Three simple ways to gain an edge in trading
The other day Nick Maggulli @dollarsanddata who runs a wonderful and always insightful financial blog of Dollars and Data wrote a piece called a “Stock is not an Index in which he pointed out that if you owned an S&P 500 index fund you would be assured of outperforming 80% of all investors whereas if you you owned just one stock – not so much.
The reason of course is clear. An index is a dynamic list that changes constantly based upon the various selection rules of the S&P committee whereas a stock is a single static business entity that may thrive or fail miserably based on a myriad of idiosyncratic risks. Of course you may get lucky with a stock – you may have chosen Google or Amazon in early aughts and outperformed the broader market by a wide margin. But what are the odds of that? Put simply, the question you want to ask yourself is what would you rather have in 30 years – a near 85% certainty of one million dollars in your retirement account or one in a thousand chance of making five million dollars but a fifty percent possibility of having no retirement funds whatsoever. (Those aren’t real odds because no one can predict the future, but they are a close enough approximation of what happened over the past two hundred years of investing).
The index vs. single stock investment is an example of a simple market edge that could have literally life altering consequences if you chose incorrectly. Many such simple edges exist in trading as well but most of us roundly ignore them.
One obvious edge in trading is to widen your stops and targets and lower your leverage. I’ve moved away from trading forex – but recently just for s-ts and giggles I’ve started to post on Twitter a few select trade ideas that I put into my personal account once or twice a week. Since I am very busy running BK and day trading equity indices I’ve moved to a simple 100 pip stop 100 pip target in my FX trades using very low starting leverage to ensure that I have plenty of capital to adjust my positions. I do this frankly because I don’t care about FX and I don’t have the time or the desire to follow it closely but the irony of course is that my FX trading has never been more successful as the wide stops avoid the endless intra day churn outs and the low lever factor allows me to size up modestly and bank fresh profits on any follow up trades I make.

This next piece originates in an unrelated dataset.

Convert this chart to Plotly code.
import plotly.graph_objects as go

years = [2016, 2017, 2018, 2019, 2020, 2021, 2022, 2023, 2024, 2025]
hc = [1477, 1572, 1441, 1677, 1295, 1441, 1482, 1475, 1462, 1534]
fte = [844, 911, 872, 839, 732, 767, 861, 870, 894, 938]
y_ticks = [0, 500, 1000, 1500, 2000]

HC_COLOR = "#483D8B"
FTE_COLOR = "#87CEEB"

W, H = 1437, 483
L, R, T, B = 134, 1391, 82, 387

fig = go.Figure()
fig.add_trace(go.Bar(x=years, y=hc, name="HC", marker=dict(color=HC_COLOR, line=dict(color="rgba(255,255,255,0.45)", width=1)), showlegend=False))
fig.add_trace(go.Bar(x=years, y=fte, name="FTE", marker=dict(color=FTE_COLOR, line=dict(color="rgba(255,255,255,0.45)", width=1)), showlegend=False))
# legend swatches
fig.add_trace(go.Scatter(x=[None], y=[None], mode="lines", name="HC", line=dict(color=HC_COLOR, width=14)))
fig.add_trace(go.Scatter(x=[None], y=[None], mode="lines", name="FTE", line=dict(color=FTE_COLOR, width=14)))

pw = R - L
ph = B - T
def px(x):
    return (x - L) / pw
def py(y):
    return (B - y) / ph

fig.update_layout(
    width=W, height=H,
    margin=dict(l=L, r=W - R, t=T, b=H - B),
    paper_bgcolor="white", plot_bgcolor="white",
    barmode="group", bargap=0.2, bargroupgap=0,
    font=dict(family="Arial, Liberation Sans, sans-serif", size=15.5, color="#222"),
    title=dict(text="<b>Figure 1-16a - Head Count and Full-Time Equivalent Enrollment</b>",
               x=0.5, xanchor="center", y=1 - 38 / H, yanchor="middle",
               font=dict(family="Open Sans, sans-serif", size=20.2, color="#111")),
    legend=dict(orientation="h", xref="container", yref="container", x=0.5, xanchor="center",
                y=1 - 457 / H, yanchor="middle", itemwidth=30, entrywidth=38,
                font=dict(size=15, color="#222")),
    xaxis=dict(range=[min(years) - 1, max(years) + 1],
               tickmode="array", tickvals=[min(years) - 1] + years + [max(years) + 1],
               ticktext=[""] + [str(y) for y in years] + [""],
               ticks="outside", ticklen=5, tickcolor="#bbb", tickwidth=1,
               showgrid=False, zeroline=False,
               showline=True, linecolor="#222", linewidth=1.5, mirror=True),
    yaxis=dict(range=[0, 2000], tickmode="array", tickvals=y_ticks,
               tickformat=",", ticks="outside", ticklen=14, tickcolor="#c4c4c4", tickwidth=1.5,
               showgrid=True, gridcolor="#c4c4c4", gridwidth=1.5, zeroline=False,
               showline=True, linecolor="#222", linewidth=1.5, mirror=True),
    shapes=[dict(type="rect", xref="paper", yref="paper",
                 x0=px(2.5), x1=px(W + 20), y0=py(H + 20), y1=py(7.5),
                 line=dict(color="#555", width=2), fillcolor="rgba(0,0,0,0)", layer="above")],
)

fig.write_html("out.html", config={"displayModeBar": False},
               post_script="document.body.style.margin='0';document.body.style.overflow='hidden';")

Yet another simple edge in trading that very few retail traders employ is to automate as much of the trade execution as possible. I have a day trading system that I trigger manually, but after that the algo does all the work. The automation makes sure that I have the right instrument, the right size, the right stops, the right exits and most importantly the right entries for the full trade cycle strategy. It does all the clerical work while I am sleeping, or walking my dog or eating lunch or just wasting time watching YouTube videos.
It’s amazing how much better my trading has been since I actually stopped… trading.
And that is what edge is all about.
Edge in trading doesn’t come from your brilliant technical analysis or fundamental insight. As one old time trader used to tell me, “Opinions are like a-holes – everyone has them.” Every single trade idea in the world, no matter how complex or simple, can be reduced to just two primary concepts – continuation or reversal. The value of analysis is grossly overblown. Rather, an edge in trading comes from eliminating mistakes. Eliminating mistakes comes from eliminating decisions. The less decisions you have to make manually, the more edge you will likely have. Just as Mr. and Mrs. Main Street trounce almost every hedge fund manager in the world by buying an index fund and making no decisions whatsoever; traders who make fewer decisions will likely outperform those that make many.
Of course that’s not a hard and fast rule. Trading is an extremely personal endeavor and works best when you trade to your personality rather than some system forced upon you, but regardless of whether you are a degenerate day trader like I am, or a thoughtful and patient investor like my wife, the edge always comes from doing less than more.